# The problem
The lines from the top of the material through the line with "var noviceFitY = [1.17, 1.01];" are to be set down exactly. Leave the pictures out.

# Raw data
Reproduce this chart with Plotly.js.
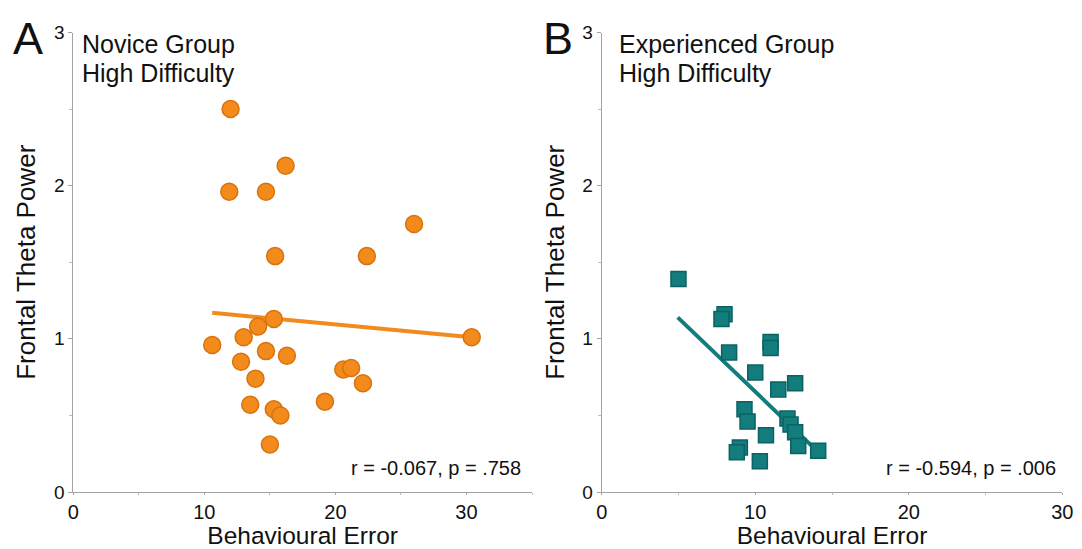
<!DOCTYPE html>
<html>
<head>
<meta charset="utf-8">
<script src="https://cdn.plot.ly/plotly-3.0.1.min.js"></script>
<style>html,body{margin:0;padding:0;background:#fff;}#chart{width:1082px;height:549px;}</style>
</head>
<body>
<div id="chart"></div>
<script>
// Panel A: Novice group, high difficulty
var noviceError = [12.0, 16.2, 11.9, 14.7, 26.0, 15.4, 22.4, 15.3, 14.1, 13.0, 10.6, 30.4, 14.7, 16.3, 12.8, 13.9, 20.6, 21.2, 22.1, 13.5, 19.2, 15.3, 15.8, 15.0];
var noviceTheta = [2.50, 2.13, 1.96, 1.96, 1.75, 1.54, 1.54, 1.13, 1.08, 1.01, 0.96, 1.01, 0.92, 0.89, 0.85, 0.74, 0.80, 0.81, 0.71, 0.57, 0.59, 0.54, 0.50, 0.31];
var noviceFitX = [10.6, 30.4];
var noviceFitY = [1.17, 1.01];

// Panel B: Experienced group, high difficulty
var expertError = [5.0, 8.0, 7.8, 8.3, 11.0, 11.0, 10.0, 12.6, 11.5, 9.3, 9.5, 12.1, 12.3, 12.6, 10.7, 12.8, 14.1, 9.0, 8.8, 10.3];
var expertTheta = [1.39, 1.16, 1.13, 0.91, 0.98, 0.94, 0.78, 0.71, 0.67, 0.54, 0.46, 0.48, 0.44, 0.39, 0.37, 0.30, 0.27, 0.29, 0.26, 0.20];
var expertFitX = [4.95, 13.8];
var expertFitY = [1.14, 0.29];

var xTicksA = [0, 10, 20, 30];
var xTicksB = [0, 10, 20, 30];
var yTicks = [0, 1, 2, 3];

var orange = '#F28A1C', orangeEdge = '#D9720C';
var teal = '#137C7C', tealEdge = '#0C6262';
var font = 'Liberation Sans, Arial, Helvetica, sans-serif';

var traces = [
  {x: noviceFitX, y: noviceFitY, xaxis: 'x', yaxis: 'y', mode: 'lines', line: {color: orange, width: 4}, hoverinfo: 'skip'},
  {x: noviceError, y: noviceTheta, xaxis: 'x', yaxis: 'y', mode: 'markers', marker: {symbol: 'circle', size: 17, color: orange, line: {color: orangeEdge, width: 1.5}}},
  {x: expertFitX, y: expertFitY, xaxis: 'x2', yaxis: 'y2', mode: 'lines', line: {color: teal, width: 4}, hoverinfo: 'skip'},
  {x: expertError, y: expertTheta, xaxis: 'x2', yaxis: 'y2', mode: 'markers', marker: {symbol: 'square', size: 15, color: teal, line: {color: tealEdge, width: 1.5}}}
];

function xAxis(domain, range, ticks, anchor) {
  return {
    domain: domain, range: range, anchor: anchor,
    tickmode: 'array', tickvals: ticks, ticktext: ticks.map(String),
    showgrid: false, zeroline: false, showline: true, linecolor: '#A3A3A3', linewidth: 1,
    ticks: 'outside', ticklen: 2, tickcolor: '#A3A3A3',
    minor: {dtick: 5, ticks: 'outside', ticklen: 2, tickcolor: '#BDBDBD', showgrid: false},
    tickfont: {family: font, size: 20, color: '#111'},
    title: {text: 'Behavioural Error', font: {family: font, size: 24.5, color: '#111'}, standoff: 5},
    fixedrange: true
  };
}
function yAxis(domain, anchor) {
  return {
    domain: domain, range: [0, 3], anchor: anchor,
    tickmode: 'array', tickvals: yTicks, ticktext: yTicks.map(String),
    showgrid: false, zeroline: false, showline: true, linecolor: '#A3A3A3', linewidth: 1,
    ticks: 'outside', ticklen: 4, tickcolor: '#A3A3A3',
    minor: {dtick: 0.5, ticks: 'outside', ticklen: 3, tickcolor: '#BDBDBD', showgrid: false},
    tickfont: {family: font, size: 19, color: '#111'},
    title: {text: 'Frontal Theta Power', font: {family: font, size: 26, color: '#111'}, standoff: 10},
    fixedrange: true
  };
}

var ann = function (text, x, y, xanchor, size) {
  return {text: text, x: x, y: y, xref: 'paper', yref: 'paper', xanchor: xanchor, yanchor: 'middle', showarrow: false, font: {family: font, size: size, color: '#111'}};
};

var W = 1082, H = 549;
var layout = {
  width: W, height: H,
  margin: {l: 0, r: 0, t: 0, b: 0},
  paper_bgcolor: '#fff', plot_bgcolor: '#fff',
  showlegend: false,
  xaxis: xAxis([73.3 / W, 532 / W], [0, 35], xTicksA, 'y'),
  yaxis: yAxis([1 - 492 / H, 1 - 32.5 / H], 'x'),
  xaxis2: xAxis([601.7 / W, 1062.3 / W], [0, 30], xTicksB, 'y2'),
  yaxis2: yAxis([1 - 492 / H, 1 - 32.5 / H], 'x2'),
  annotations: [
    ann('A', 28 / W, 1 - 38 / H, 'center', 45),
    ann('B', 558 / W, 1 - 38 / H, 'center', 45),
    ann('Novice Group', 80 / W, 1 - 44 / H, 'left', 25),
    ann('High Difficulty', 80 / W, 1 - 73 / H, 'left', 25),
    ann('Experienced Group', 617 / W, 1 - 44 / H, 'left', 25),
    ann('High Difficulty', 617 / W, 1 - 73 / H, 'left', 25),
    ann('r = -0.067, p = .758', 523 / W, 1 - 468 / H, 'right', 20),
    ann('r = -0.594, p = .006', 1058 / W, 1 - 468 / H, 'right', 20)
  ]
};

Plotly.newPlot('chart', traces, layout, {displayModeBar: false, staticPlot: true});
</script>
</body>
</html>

# Solution to this problem
Reproduce this chart with Plotly.js.
<!DOCTYPE html>
<html>
<head>
<meta charset="utf-8">
<script src="https://cdn.plot.ly/plotly-3.0.1.min.js"></script>
<style>html,body{margin:0;padding:0;background:#fff;}#chart{width:1082px;height:549px;}</style>
</head>
<body>
<div id="chart"></div>
<script>
// Panel A: Novice group, high difficulty
var noviceError = [12.0, 16.2, 11.9, 14.7, 26.0, 15.4, 22.4, 15.3, 14.1, 13.0, 10.6, 30.4, 14.7, 16.3, 12.8, 13.9, 20.6, 21.2, 22.1, 13.5, 19.2, 15.3, 15.8, 15.0];
var noviceTheta = [2.50, 2.13, 1.96, 1.96, 1.75, 1.54, 1.54, 1.13, 1.08, 1.01, 0.96, 1.01, 0.92, 0.89, 0.85, 0.74, 0.80, 0.81, 0.71, 0.57, 0.59, 0.54, 0.50, 0.31];
var noviceFitX = [10.6, 30.4];
var noviceFitY = [1.17, 1.01];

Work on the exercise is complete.